Task to carry out
Which lines contain the string "this"? Please list every one of them.

Charts and diagrams as code
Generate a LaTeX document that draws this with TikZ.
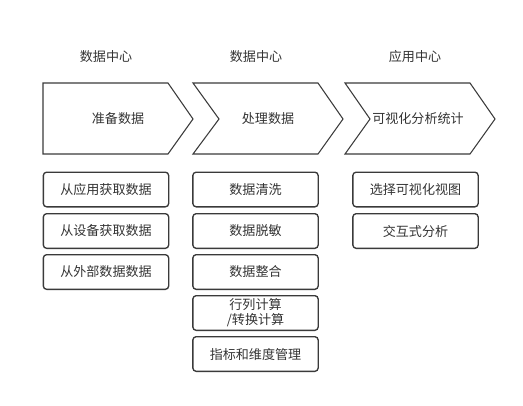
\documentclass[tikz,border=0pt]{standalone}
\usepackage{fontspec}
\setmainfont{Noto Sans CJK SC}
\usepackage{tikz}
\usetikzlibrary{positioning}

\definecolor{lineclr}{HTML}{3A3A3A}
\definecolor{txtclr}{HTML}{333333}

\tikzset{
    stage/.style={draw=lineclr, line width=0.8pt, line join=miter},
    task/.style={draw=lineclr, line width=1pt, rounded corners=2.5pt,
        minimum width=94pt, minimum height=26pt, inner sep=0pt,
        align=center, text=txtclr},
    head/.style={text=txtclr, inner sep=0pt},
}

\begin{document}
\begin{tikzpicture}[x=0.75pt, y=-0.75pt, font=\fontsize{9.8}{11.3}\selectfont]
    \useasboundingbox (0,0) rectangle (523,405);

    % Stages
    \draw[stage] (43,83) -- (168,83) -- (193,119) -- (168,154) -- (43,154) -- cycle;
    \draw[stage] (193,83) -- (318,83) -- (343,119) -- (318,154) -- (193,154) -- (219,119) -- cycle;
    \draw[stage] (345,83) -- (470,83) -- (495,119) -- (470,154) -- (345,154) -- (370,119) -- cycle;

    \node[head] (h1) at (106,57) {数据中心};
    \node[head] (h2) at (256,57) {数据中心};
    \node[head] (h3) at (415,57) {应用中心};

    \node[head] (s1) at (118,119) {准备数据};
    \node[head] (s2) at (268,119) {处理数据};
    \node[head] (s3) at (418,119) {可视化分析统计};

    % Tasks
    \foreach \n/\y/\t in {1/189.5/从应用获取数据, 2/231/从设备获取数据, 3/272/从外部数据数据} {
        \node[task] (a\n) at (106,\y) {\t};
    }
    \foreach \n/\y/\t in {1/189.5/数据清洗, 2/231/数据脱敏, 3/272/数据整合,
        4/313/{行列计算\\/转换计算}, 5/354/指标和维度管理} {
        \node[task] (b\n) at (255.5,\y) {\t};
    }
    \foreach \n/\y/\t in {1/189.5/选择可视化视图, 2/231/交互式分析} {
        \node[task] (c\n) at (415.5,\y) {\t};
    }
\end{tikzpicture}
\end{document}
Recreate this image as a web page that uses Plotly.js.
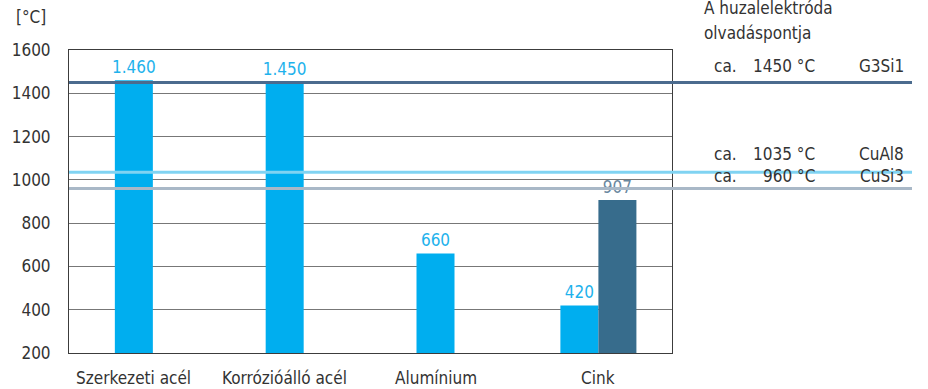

Task solution
Generate a LaTeX document that draws this with TikZ.
Recreate this image as a web page that uses Plotly.js.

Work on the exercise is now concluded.